The Asia-Pacific Aircraft Engine Market size is estimated at USD 26.93 billion in 2024, and is expected to reach USD 33.01 billion by 2029, growing at a CAGR of 4.15% during the forecast period (2024-2029).
The substantial rise in passenger traffic and the imposition of new emission regulations have led to a significant increase in the demand for new-generation aircraft purchases over the last decade. Aircraft manufacturers are developing new aircraft models in commercial, military, and general aviation sectors, which require newer generation engines with better performance, low weight, better fuel efficiency, and lesser emissions. As a result, the emphasis on newer material technologies like composites is increasing.
Technological innovations are significantly fueling market growth, and the development of new models is resulting in weight reduction, less noise footprints, less emissions, high thrust, reduction in maintenance operations, etc. Hybrid propulsion commercial aircraft engines are boosted by the development of battery technology in areas such as weight reduction, less space requirement, and high power. factors such as these will be fueling the growth of aircraft engines in the Asia-Pacific
region.
The turbofan segment is expected to dominate the aircraft engines market and is anticipated to dominate the market during the forecast period. Turbofan engines are most widely used in commercial and military segments. Major investments have developed the next generation of highly efficient jet engines. In most cases, these engines will be equipped with long-range aircraft that travel long distances without stopping, including intercontinental flights. For instance, in June 2021, General Electric, an aircraft engine manufacturer, and Safran unveiled plans to test-build an open-bladed jet engine that can reduce fuel use and emissions by 20%. The RISE engine, positioned as a successor to the LEAP model used on the Airbus A320neo and Boeing B737 MAX, would feature a design with visible fan blades known as open-rotor and could enter service by the mid-2030s. Air passenger traffic in the Asia-Pacific has witnessed significant improvements and growth in recent times owing to the robust vaccination programs in several countries, which has helped the governments ease air travel regulations, and this will lead to increased opportunities in terms of air travel in the Asia-Pacific region. With growing aircraft orders in the commercial aircraft segment, which is majorly dominated by the turbofan engine segment, the turbofan engine segment is anticipated to register the highest CAGR during the forecasted period.

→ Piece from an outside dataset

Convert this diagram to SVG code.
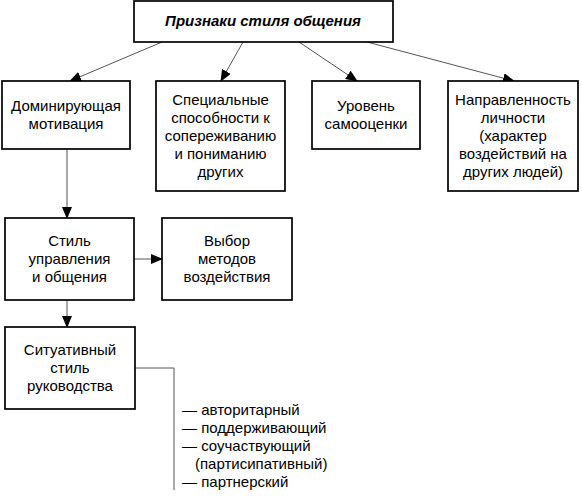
<svg xmlns="http://www.w3.org/2000/svg" width="582" height="499" viewBox="0 0 582 499">
<defs>
<marker id="ah" markerWidth="12" markerHeight="10" refX="11" refY="5" orient="auto" markerUnits="userSpaceOnUse">
<path d="M0,0 L12,5 L0,10 Z" fill="#000"/>
</marker>
<style>
.box{fill:#fff;stroke:#000;stroke-width:1.7}
.t{font-family:"Liberation Sans",Arial,sans-serif;font-size:15px;fill:#000;text-anchor:middle}
.l{font-family:"Liberation Sans",Arial,sans-serif;font-size:15px;fill:#000}
.c{stroke:#555;stroke-width:1;fill:none}
</style>
</defs>
<rect width="582" height="499" fill="#fff"/>
<g id="connectors">
<line class="c" x1="162" y1="42" x2="70" y2="81" marker-end="url(#ah)"/>
<line class="c" x1="243" y1="42" x2="221" y2="81" marker-end="url(#ah)"/>
<line class="c" x1="299" y1="42" x2="357" y2="81" marker-end="url(#ah)"/>
<line class="c" x1="367" y1="42" x2="514" y2="81" marker-end="url(#ah)"/>
<line class="c" x1="67" y1="149" x2="67" y2="218" marker-end="url(#ah)"/>
<line class="c" x1="134" y1="259" x2="162" y2="259" marker-end="url(#ah)"/>
<line class="c" x1="67" y1="300" x2="67" y2="327" marker-end="url(#ah)"/>
<polyline class="c" points="135,368 174,368 174,490"/>
</g>
<g id="title">
<rect class="box" x="134" y="1" width="259" height="41"/>
<text class="t" x="263" y="26" style="font-weight:bold;font-style:italic">Признаки стиля общения</text>
</g>
<g id="motivation">
<rect class="box" x="2" y="81" width="128" height="68"/>
<text class="t" x="66" y="111">Доминирующая</text>
<text class="t" x="66" y="129">мотивация</text>
</g>
<g id="abilities">
<rect class="box" x="156" y="81" width="129" height="110"/>
<text class="t" x="220.5" y="105">Специальные</text>
<text class="t" x="220.5" y="123">способности к</text>
<text class="t" x="220.5" y="141">сопереживанию</text>
<text class="t" x="220.5" y="159">и пониманию</text>
<text class="t" x="220.5" y="177">других</text>
</g>
<g id="selfesteem">
<rect class="box" x="312" y="81" width="108" height="68"/>
<text class="t" x="366" y="111">Уровень</text>
<text class="t" x="366" y="129">самооценки</text>
</g>
<g id="orientation">
<rect class="box" x="448" y="81" width="130" height="110"/>
<text class="t" x="513" y="105">Направленность</text>
<text class="t" x="513" y="123">личности</text>
<text class="t" x="513" y="141">(характер</text>
<text class="t" x="513" y="159">воздействий на</text>
<text class="t" x="513" y="177">других людей)</text>
</g>
<g id="style">
<rect class="box" x="5" y="218" width="129" height="82"/>
<text class="t" x="69.5" y="246">Стиль</text>
<text class="t" x="69.5" y="264">управления</text>
<text class="t" x="69.5" y="282">и общения</text>
</g>
<g id="methods">
<rect class="box" x="162" y="218" width="130" height="82"/>
<text class="t" x="227" y="246">Выбор</text>
<text class="t" x="227" y="264">методов</text>
<text class="t" x="227" y="282">воздействия</text>
</g>
<g id="situational">
<rect class="box" x="5" y="327" width="130" height="82"/>
<text class="t" x="70" y="355">Ситуативный</text>
<text class="t" x="70" y="373">стиль</text>
<text class="t" x="70" y="391">руководства</text>
</g>
<g id="list">
<text class="l" x="182" y="415">— авторитарный</text>
<text class="l" x="182" y="433">— поддерживающий</text>
<text class="l" x="182" y="451">— соучаствующий</text>
<text class="l" x="195" y="469">(партисипативный)</text>
<text class="l" x="182" y="487">— партнерский</text>
</g>
</svg>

India is one of the fastest-growing aviation markets globally and has significant potential for growth in the future. India is the world’s fourth-largest military spender and Asia’s second-largest military spender as of 2022. India is one of the fastest-growing aviation markets in the world and has a significant potential for growth in the coming years. Also, an increase in the budget allocation for improving airport infrastructure and the establishment of new airports will support the growth of the aviation sector over the next decade. Indigo is the largest airline in the country (in terms of passengers carried and fleet), and as of March 2022, the airline had a domestic market share of 59%. The business jet purchases in the country comprise mostly pre-owned aircraft as the country is an emerging economy with comparatively lower disposable incomes. This factor is currently hindering the growth of the market in the country. India has a total fleet of 253 business jets as of March 2023. Considering the developments, the passenger and defense aviation sector of the country is in a sweet spot. Thus, the demand for aircraft engines is likely to grow during the forecast period.
The Asia-Pacific aircraft engine market is highly consolidated, with a majority of the market share being held by Pratt & Whitney (RTX Corporation), Rolls-Royce plc, Safran SA, UEC Aviadvigatel JSC, and General Electric Company. The engine manufacturers and aircraft OEMs often prefer long-term contracts, thereby making it difficult for new players to enter the market. The significant investment toward R&D of advanced technologies, like additive manufacturing and incorporation of AI to increase the production rate, is expected to help the players ramp up their production capacity, thereby maximizing their profits. For instance, in June 2023, India and the US are set to collaborate on the production of fighter jet engines. The deal will be signed between General Electric and Hindustan Aeronautics Limited (HAL) for the transfer of approximately 80% of the jet engine technology by value.